EXERCISE DIRECTIONS: Transcribe the lines below verbatim, skipping the images.
* * *
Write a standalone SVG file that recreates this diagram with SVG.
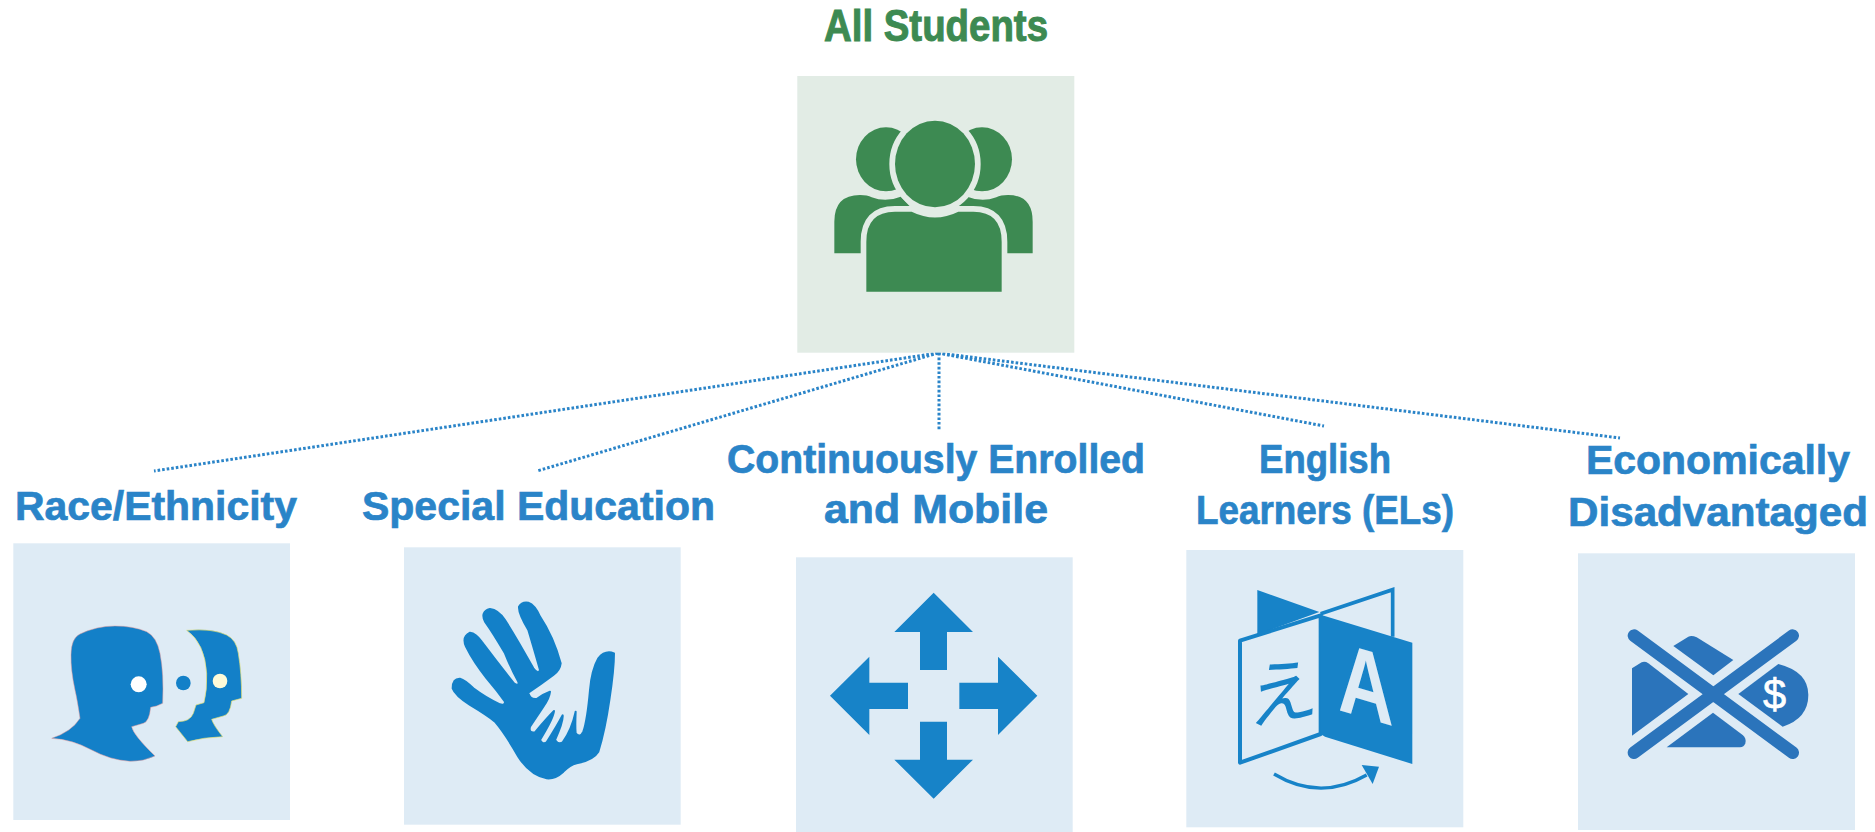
<svg xmlns="http://www.w3.org/2000/svg" width="1875" height="832" viewBox="0 0 1875 832">
<style>
.lbl{font-family:"Liberation Sans",Arial,sans-serif;font-weight:700;font-size:41px;fill:#2a84c8;stroke:#2a84c8;stroke-width:.7}
.grn{font-family:"Liberation Sans",Arial,sans-serif;font-weight:700;font-size:44px;fill:#3d8a52;stroke:#3d8a52;stroke-width:1}
.pb{fill:#deebf5}
.pg{fill:#e2ece5}
.ic{fill:#1380c8}
.ig{fill:#3d8a52}
.ib{fill:#1783c8}
.id{fill:#2b74bb}
.cn{fill:none;stroke:#2a84c8;stroke-width:3;stroke-dasharray:2.6 2}
.halo{stroke:#e2ece5;stroke-width:34;paint-order:stroke}
</style>
<rect width="1875" height="832" fill="#fff"/>
<g id="connectors">
<path class="cn" d="M938 353L154 471"/>
<path class="cn" d="M938 353L537 471"/>
<path class="cn" d="M939 353V431"/>
<path class="cn" d="M938 353L1324 426"/>
<path class="cn" d="M938 353L1620 438"/>
</g>
<g id="all-students">
<text class="grn" x="824" y="41" textLength="224" lengthAdjust="spacingAndGlyphs">All Students</text>
<rect class="pg" x="797.3" y="76" width="277" height="276.7"/>
<g transform="translate(780,0) scale(.33333)">
<g id="people-back">
<ellipse class="ig" cx="318" cy="478" rx="90" ry="96"/>
<path class="ig" d="M163 760V665Q163 585 240 585Q262 585 275 592Q318 608 362 590L395 625L300 650L243 720V760Z"/>
<g transform="translate(924,0) scale(-1,1)">
<ellipse class="ig" cx="318" cy="478" rx="90" ry="96"/>
<path class="ig" d="M166 760V665Q166 585 240 585Q262 585 275 592Q318 608 362 590L395 625L300 650L243 720V760Z"/>
</g>
</g>
<path class="ig halo" d="M259 875V725Q259 635 345 635H395Q465 670 535 635H580Q665 635 665 725V875Z"/>
<ellipse class="ig halo" cx="465" cy="492" rx="120" ry="130"/>
</g>
</g>
<g id="race-ethnicity">
<text class="lbl" x="15" y="520" textLength="282" lengthAdjust="spacingAndGlyphs">Race/Ethnicity</text>
<rect class="pb" x="13.3" y="543.3" width="276.7" height="276.7"/>
<g transform="translate(0,530) scale(.33333)">
<path class="ic" stroke="#e89a9a" stroke-width="1.5" d="M155 625Q215 605 240 565Q232 510 225 480Q212 420 213 375Q213 325 240 312Q290 288 345 288Q400 288 440 305Q470 320 480 370Q492 430 488 520Q470 530 452 532Q448 575 430 580L395 590Q400 615 465 678Q430 695 390 694Q330 690 275 660Q215 628 155 625Z"/>
<circle cx="416" cy="463" r="24" fill="#fff"/>
<circle class="ic" cx="550" cy="459" r="22"/>
<path class="ic" stroke="#e4e070" stroke-width="2" d="M560 301Q640 295 680 315Q710 330 715 370Q725 430 725 505L695 513Q690 555 670 558L635 568Q640 585 668 620Q610 622 563 635L527 590L535 575Q570 575 580 550L588 525L612 518Q622 480 620 430Q615 340 560 301Z"/>
<circle cx="660" cy="453" r="22" fill="#fffbd8"/>
</g>
</g>
<g id="special-education">
<text class="lbl" x="362" y="520" textLength="353" lengthAdjust="spacingAndGlyphs">Special Education</text>
<rect class="pb" x="404" y="547.3" width="276.7" height="277.4"/>
<g transform="translate(390,530) scale(.33333)">
<path class="ic" stroke="#1380c8" stroke-width="6" stroke-linejoin="round" d="M470 745Q420 735 385 680Q345 610 315 575Q290 555 240 525Q195 495 188 475Q188 445 210 446Q225 450 250 475Q290 505 330 523Q345 527 345 515Q320 480 290 445Q250 395 228 350Q215 320 240 308Q258 310 275 335Q320 395 372 460Q388 470 385 455Q365 420 345 370Q310 310 285 275Q270 245 300 237Q325 240 345 270Q380 325 430 415Q445 435 450 420Q430 350 415 300Q385 250 387 230Q395 215 415 218Q435 225 450 260Q490 320 512 400Q510 420 490 435Q450 465 415 488Q420 510 440 507Q460 492 480 485Q478 505 460 530L420 590Q415 610 435 607Q470 565 492 543Q490 565 450 630Q458 645 470 637Q500 590 518 556Q520 575 495 630Q505 645 518 637Q545 600 557 545Q555 590 557 610Q570 625 580 605Q592 570 600 480Q605 420 625 385Q645 360 672 370Q672 420 658 510Q645 600 625 665Q610 690 560 700Q540 705 520 725Q495 748 470 745Z"/>
</g>
</g>
<g id="continuously-enrolled">
<text class="lbl" x="727" y="473" textLength="418" lengthAdjust="spacingAndGlyphs">Continuously Enrolled</text>
<text class="lbl" x="824" y="523" textLength="224" lengthAdjust="spacingAndGlyphs">and Mobile</text>
<rect class="pb" x="796" y="557.3" width="276.7" height="274.7"/>
<g transform="translate(780,540) scale(.33333)">
<path class="ib" d="M461 158L579 276H501V390H420V276H343Z"/>
<path class="ib" d="M461 776L579 659H501V545H420V659H343Z"/>
<path class="ib" d="M150 467L268 350V428H384V507H268V585Z"/>
<path class="ib" d="M772 467L654 350V428H538V507H654V585Z"/>
</g>
</g>
<g id="english-learners">
<text class="lbl" x="1259" y="473" textLength="132" lengthAdjust="spacingAndGlyphs">English</text>
<text class="lbl" x="1196" y="524" textLength="258" lengthAdjust="spacingAndGlyphs">Learners (ELs)</text>
<rect class="pb" x="1186.3" y="550" width="277" height="277.3"/>
<g transform="translate(1170,540) scale(.33333)">
<path class="ib" d="M262 150L448 216L262 284Z"/>
<path fill="none" stroke="#1783c8" stroke-width="11" d="M452 221L668 149V290"/>
<path fill="none" stroke="#1783c8" stroke-width="12" stroke-linejoin="round" d="M210 302L452 226V582L210 668Z"/>
<path class="ib" d="M452 224L727 308V672L465 590L452 582Z"/>
<text transform="translate(588,535) matrix(.78,.23,0,1,0,0)" text-anchor="middle" font-family="'Liberation Sans',Arial,sans-serif" font-weight="700" font-size="297" fill="#deebf5">A</text>
<text transform="translate(340,535) matrix(1,-.2,0,1,0,0)" text-anchor="middle" font-family="'Noto Sans CJK JP','Noto Sans CJK SC',sans-serif" font-weight="400" font-size="215" fill="#1783c8">え</text>
<path fill="none" stroke="#1783c8" stroke-width="10" d="M312 702Q450 785 590 705"/>
<path class="ib" d="M575 675L627 680L608 732Z"/>
</g>
</g>
<g id="economically-disadvantaged">
<text class="lbl" x="1586" y="474" textLength="264" lengthAdjust="spacingAndGlyphs">Economically</text>
<text class="lbl" x="1568" y="526" textLength="300" lengthAdjust="spacingAndGlyphs">Disadvantaged</text>
<rect class="pb" x="1578" y="553.3" width="277" height="276.7"/>
<g transform="translate(1560,540) scale(.33333)">
<path fill="none" stroke="#2b74bb" stroke-width="38" stroke-linecap="round" d="M222 287L698 638M698 287L222 638"/>
<path class="id" d="M340 318L385 290Q395 285 410 292L520 360L460 406Z"/>
<path class="id" d="M216 385L245 367Q255 363 265 370L385 462L216 587Z"/>
<path class="id" d="M320 622L459 518L548 585Q560 595 556 610Q552 622 540 622Z"/>
<path class="id" d="M535 462L655 372Q745 395 745 465Q745 535 668 560Z"/>
<text x="644" y="506" text-anchor="middle" font-family="'Liberation Sans',Arial,sans-serif" font-weight="400" font-size="125" fill="#fff" stroke="#fff" stroke-width="2">$</text>
</g>
</g>
</svg>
* * *
THE RESPONSE:
Write a standalone SVG file that recreates this diagram with SVG.
<svg xmlns="http://www.w3.org/2000/svg" width="1875" height="832" viewBox="0 0 1875 832">
<style>
.lbl{font-family:"Liberation Sans",Arial,sans-serif;font-weight:700;font-size:41px;fill:#2a84c8;stroke:#2a84c8;stroke-width:.7}
.grn{font-family:"Liberation Sans",Arial,sans-serif;font-weight:700;font-size:44px;fill:#3d8a52;stroke:#3d8a52;stroke-width:1}
.pb{fill:#deebf5}
.pg{fill:#e2ece5}
.ic{fill:#1380c8}
.ig{fill:#3d8a52}
.ib{fill:#1783c8}
.id{fill:#2b74bb}
.cn{fill:none;stroke:#2a84c8;stroke-width:3;stroke-dasharray:2.6 2}
.halo{stroke:#e2ece5;stroke-width:34;paint-order:stroke}
</style>
<rect width="1875" height="832" fill="#fff"/>
<g id="connectors">
<path class="cn" d="M938 353L154 471"/>
<path class="cn" d="M938 353L537 471"/>
<path class="cn" d="M939 353V431"/>
<path class="cn" d="M938 353L1324 426"/>
<path class="cn" d="M938 353L1620 438"/>
</g>
<g id="all-students">
<text class="grn" x="824" y="41" textLength="224" lengthAdjust="spacingAndGlyphs">All Students</text>
<rect class="pg" x="797.3" y="76" width="277" height="276.7"/>
<g transform="translate(780,0) scale(.33333)">
<g id="people-back">
<ellipse class="ig" cx="318" cy="478" rx="90" ry="96"/>
<path class="ig" d="M163 760V665Q163 585 240 585Q262 585 275 592Q318 608 362 590L395 625L300 650L243 720V760Z"/>
<g transform="translate(924,0) scale(-1,1)">
<ellipse class="ig" cx="318" cy="478" rx="90" ry="96"/>
<path class="ig" d="M166 760V665Q166 585 240 585Q262 585 275 592Q318 608 362 590L395 625L300 650L243 720V760Z"/>
</g>
</g>
<path class="ig halo" d="M259 875V725Q259 635 345 635H395Q465 670 535 635H580Q665 635 665 725V875Z"/>
<ellipse class="ig halo" cx="465" cy="492" rx="120" ry="130"/>
</g>
</g>
<g id="race-ethnicity">
<text class="lbl" x="15" y="520" textLength="282" lengthAdjust="spacingAndGlyphs">Race/Ethnicity</text>
<rect class="pb" x="13.3" y="543.3" width="276.7" height="276.7"/>
<g transform="translate(0,530) scale(.33333)">
<path class="ic" stroke="#e89a9a" stroke-width="1.5" d="M155 625Q215 605 240 565Q232 510 225 480Q212 420 213 375Q213 325 240 312Q290 288 345 288Q400 288 440 305Q470 320 480 370Q492 430 488 520Q470 530 452 532Q448 575 430 580L395 590Q400 615 465 678Q430 695 390 694Q330 690 275 660Q215 628 155 625Z"/>
<circle cx="416" cy="463" r="24" fill="#fff"/>
<circle class="ic" cx="550" cy="459" r="22"/>
<path class="ic" stroke="#e4e070" stroke-width="2" d="M560 301Q640 295 680 315Q710 330 715 370Q725 430 725 505L695 513Q690 555 670 558L635 568Q640 585 668 620Q610 622 563 635L527 590L535 575Q570 575 580 550L588 525L612 518Q622 480 620 430Q615 340 560 301Z"/>
<circle cx="660" cy="453" r="22" fill="#fffbd8"/>
</g>
</g>
<g id="special-education">
<text class="lbl" x="362" y="520" textLength="353" lengthAdjust="spacingAndGlyphs">Special Education</text>
<rect class="pb" x="404" y="547.3" width="276.7" height="277.4"/>
<g transform="translate(390,530) scale(.33333)">
<path class="ic" stroke="#1380c8" stroke-width="6" stroke-linejoin="round" d="M470 745Q420 735 385 680Q345 610 315 575Q290 555 240 525Q195 495 188 475Q188 445 210 446Q225 450 250 475Q290 505 330 523Q345 527 345 515Q320 480 290 445Q250 395 228 350Q215 320 240 308Q258 310 275 335Q320 395 372 460Q388 470 385 455Q365 420 345 370Q310 310 285 275Q270 245 300 237Q325 240 345 270Q380 325 430 415Q445 435 450 420Q430 350 415 300Q385 250 387 230Q395 215 415 218Q435 225 450 260Q490 320 512 400Q510 420 490 435Q450 465 415 488Q420 510 440 507Q460 492 480 485Q478 505 460 530L420 590Q415 610 435 607Q470 565 492 543Q490 565 450 630Q458 645 470 637Q500 590 518 556Q520 575 495 630Q505 645 518 637Q545 600 557 545Q555 590 557 610Q570 625 580 605Q592 570 600 480Q605 420 625 385Q645 360 672 370Q672 420 658 510Q645 600 625 665Q610 690 560 700Q540 705 520 725Q495 748 470 745Z"/>
</g>
</g>
<g id="continuously-enrolled">
<text class="lbl" x="727" y="473" textLength="418" lengthAdjust="spacingAndGlyphs">Continuously Enrolled</text>
<text class="lbl" x="824" y="523" textLength="224" lengthAdjust="spacingAndGlyphs">and Mobile</text>
<rect class="pb" x="796" y="557.3" width="276.7" height="274.7"/>
<g transform="translate(780,540) scale(.33333)">
<path class="ib" d="M461 158L579 276H501V390H420V276H343Z"/>
<path class="ib" d="M461 776L579 659H501V545H420V659H343Z"/>
<path class="ib" d="M150 467L268 350V428H384V507H268V585Z"/>
<path class="ib" d="M772 467L654 350V428H538V507H654V585Z"/>
</g>
</g>
<g id="english-learners">
<text class="lbl" x="1259" y="473" textLength="132" lengthAdjust="spacingAndGlyphs">English</text>
<text class="lbl" x="1196" y="524" textLength="258" lengthAdjust="spacingAndGlyphs">Learners (ELs)</text>
<rect class="pb" x="1186.3" y="550" width="277" height="277.3"/>
<g transform="translate(1170,540) scale(.33333)">
<path class="ib" d="M262 150L448 216L262 284Z"/>
<path fill="none" stroke="#1783c8" stroke-width="11" d="M452 221L668 149V290"/>
<path fill="none" stroke="#1783c8" stroke-width="12" stroke-linejoin="round" d="M210 302L452 226V582L210 668Z"/>
<path class="ib" d="M452 224L727 308V672L465 590L452 582Z"/>
<text transform="translate(588,535) matrix(.78,.23,0,1,0,0)" text-anchor="middle" font-family="'Liberation Sans',Arial,sans-serif" font-weight="700" font-size="297" fill="#deebf5">A</text>
<text transform="translate(340,535) matrix(1,-.2,0,1,0,0)" text-anchor="middle" font-family="'Noto Sans CJK JP','Noto Sans CJK SC',sans-serif" font-weight="400" font-size="215" fill="#1783c8">え</text>
<path fill="none" stroke="#1783c8" stroke-width="10" d="M312 702Q450 785 590 705"/>
<path class="ib" d="M575 675L627 680L608 732Z"/>
</g>
</g>
<g id="economically-disadvantaged">
<text class="lbl" x="1586" y="474" textLength="264" lengthAdjust="spacingAndGlyphs">Economically</text>
<text class="lbl" x="1568" y="526" textLength="300" lengthAdjust="spacingAndGlyphs">Disadvantaged</text>
<rect class="pb" x="1578" y="553.3" width="277" height="276.7"/>
<g transform="translate(1560,540) scale(.33333)">
<path fill="none" stroke="#2b74bb" stroke-width="38" stroke-linecap="round" d="M222 287L698 638M698 287L222 638"/>
<path class="id" d="M340 318L385 290Q395 285 410 292L520 360L460 406Z"/>
<path class="id" d="M216 385L245 367Q255 363 265 370L385 462L216 587Z"/>
<path class="id" d="M320 622L459 518L548 585Q560 595 556 610Q552 622 540 622Z"/>
<path class="id" d="M535 462L655 372Q745 395 745 465Q745 535 668 560Z"/>
<text x="644" y="506" text-anchor="middle" font-family="'Liberation Sans',Arial,sans-serif" font-weight="400" font-size="125" fill="#fff" stroke="#fff" stroke-width="2">$</text>
</g>
</g>
</svg>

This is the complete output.